We agree that it is best to keep it this way: undramatic, practical and simple; what this set of people is doing at Parikrama, is noble, but they do it primarily because it is satisfying to them.

Personally, I’ve never understood how "service" (don’t you hate that word?) works. Parikrma proves to be an unpretentiously symbiotic set-up: which is how it sustains itself. There is much to be gained from teaching children. All your skills are put to test. Many other friends (who have volunteered at other schools) have testified to learning to manage people better afterwards.

 

To understand what you stand to gain, besides, go stand in a classroom full of these children chatting merrily, loving every bit of the math they’re made to do. No matter what your equations with Education; how many ever times you’ve declared education useless, or idiotically head-banged to philosophies such as "another brick in the wall", it will invariably warm your heart. That, I found, was a lot to gain.

 

 

Parikrma loves volunteers and would be delighted to find help of any sort.

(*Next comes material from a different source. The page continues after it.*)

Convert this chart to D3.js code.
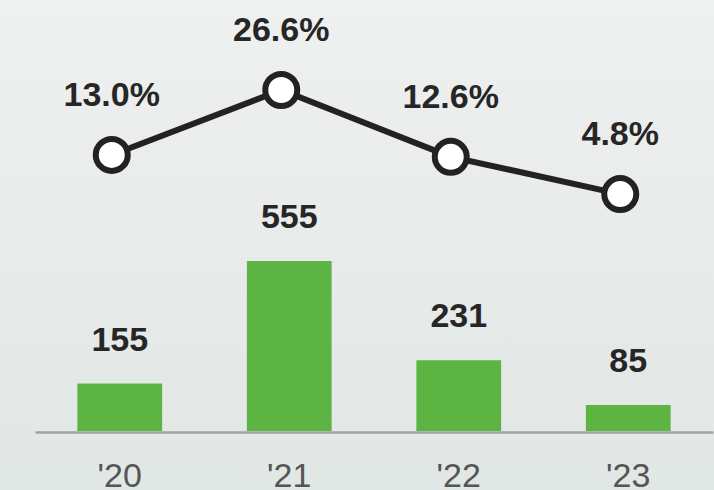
<!DOCTYPE html>
<html lang="en">
<head>
	<meta charset="UTF-8">
	<title>Bars and rate</title>
	<script src="https://cdn.jsdelivr.net/npm/d3@7"></script>
	<style>
		html, body { margin: 0; padding: 0; overflow: hidden; }
		text { font-family: "Liberation Sans", Arial, sans-serif; }
	</style>
</head>
<body>
<script type="text/javascript">
	// data
	var years = ["'20", "'21", "'22", "'23"];
	var amounts = [155, 555, 231, 85];
	var rates = [13.0, 26.6, 12.6, 4.8];
	var rateLabels = ["13.0%", "26.6%", "12.6%", "4.8%"];

	var width = 714, height = 490;

	var svg = d3.select('body')
		.append('svg')
		.attr('width', width)
		.attr('height', height);

	// soft backdrop
	var grad = svg.append('defs').append('linearGradient')
		.attr('id', 'bg')
		.attr('x1', 0).attr('y1', 0).attr('x2', 0).attr('y2', 1);
	grad.append('stop').attr('offset', '0%').attr('stop-color', '#eff0f0');
	grad.append('stop').attr('offset', '55%').attr('stop-color', '#e7ebea');
	grad.append('stop').attr('offset', '100%').attr('stop-color', '#e1e7e4');
	svg.append('rect')
		.attr('width', width)
		.attr('height', height)
		.attr('fill', 'url(#bg)');

	var x = d3.scaleBand()
		.domain(years)
		.range([35, 713])
		.paddingInner(0.5)
		.paddingOuter(0.25);

	var y = d3.scaleLinear()
		.domain([0, 555])
		.range([431, 261]);

	// rate line sits a bit left of the bars
	var xr = function (d) { return x(d) + x.bandwidth() / 2 - 8; };
	var yr = d3.scaleLinear()
		.domain([0, 26.6])
		.range([217, 90]);

	// bars
	svg.selectAll('.bar')
		.data(amounts)
		.enter().append('rect')
		.attr('class', 'bar')
		.attr('x', function (d, i) { return x(years[i]); })
		.attr('y', function (d) { return y(d); })
		.attr('width', x.bandwidth())
		.attr('height', function (d) { return y(0) - y(d); })
		.attr('fill', '#5cb443');

	// baseline axis
	var axis = svg.append('g')
		.attr('transform', 'translate(0,' + 432 + ')')
		.call(d3.axisBottom(x).tickSize(0).tickPadding(0));
	axis.select('.domain')
		.attr('stroke', '#a3a3a3')
		.attr('stroke-width', 2.5);
	axis.selectAll('.tick text')
		.attr('y', 55)
		.attr('dy', 0)
		.style('font-size', '34px')
		.style('font-family', '"Liberation Sans", Arial, sans-serif')
		.style('font-weight', 400)
		.attr('fill', '#555');

	// bar values
	svg.selectAll('.val')
		.data(amounts)
		.enter().append('text')
		.attr('class', 'val')
		.attr('x', function (d, i) { return x(years[i]) + x.bandwidth() / 2; })
		.attr('y', function (d) { return y(d) - 33; })
		.attr('text-anchor', 'middle')
		.style('font-size', '34px')
		.style('font-weight', 700)
		.attr('fill', '#262626')
		.text(function (d) { return d; });

	// rate line
	var line = d3.line()
		.x(function (d, i) { return xr(years[i]); })
		.y(function (d) { return yr(d); });

	svg.append('path')
		.datum(rates)
		.attr('d', line)
		.attr('fill', 'none')
		.attr('stroke', '#222')
		.attr('stroke-width', 6);

	svg.selectAll('.dot')
		.data(rates)
		.enter().append('circle')
		.attr('class', 'dot')
		.attr('cx', function (d, i) { return xr(years[i]); })
		.attr('cy', function (d) { return yr(d); })
		.attr('r', 16)
		.attr('fill', '#fff')
		.attr('stroke', '#222')
		.attr('stroke-width', 6);

	svg.selectAll('.rate')
		.data(rates)
		.enter().append('text')
		.attr('class', 'rate')
		.attr('x', function (d, i) { return xr(years[i]); })
		.attr('y', function (d) { return yr(d) - 49; })
		.attr('text-anchor', 'middle')
		.style('font-size', '34px')
		.style('font-weight', 700)
		.attr('fill', '#262626')
		.text(function (d, i) { return rateLabels[i]; });
</script>
</body>
</html>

You can find more information here http://www.parikrmafoundation.org/

Comments:

  1. Deepa Mohan says:

    Thank you, I did not know about this school at all; I have seen the building but thought it was a regular school.

    And I think you write extremely well, from the heart.

  2. Meera Iyer says:

    Thank you for this wonderful article.

  3. Siri Srinivas says:

    Deepa, The school at Jayanagar is five years old. The premises were donated by a couple who used to live there. It is run very professionally. And thank you!

    Meera, Thanks! I’m glad you liked it!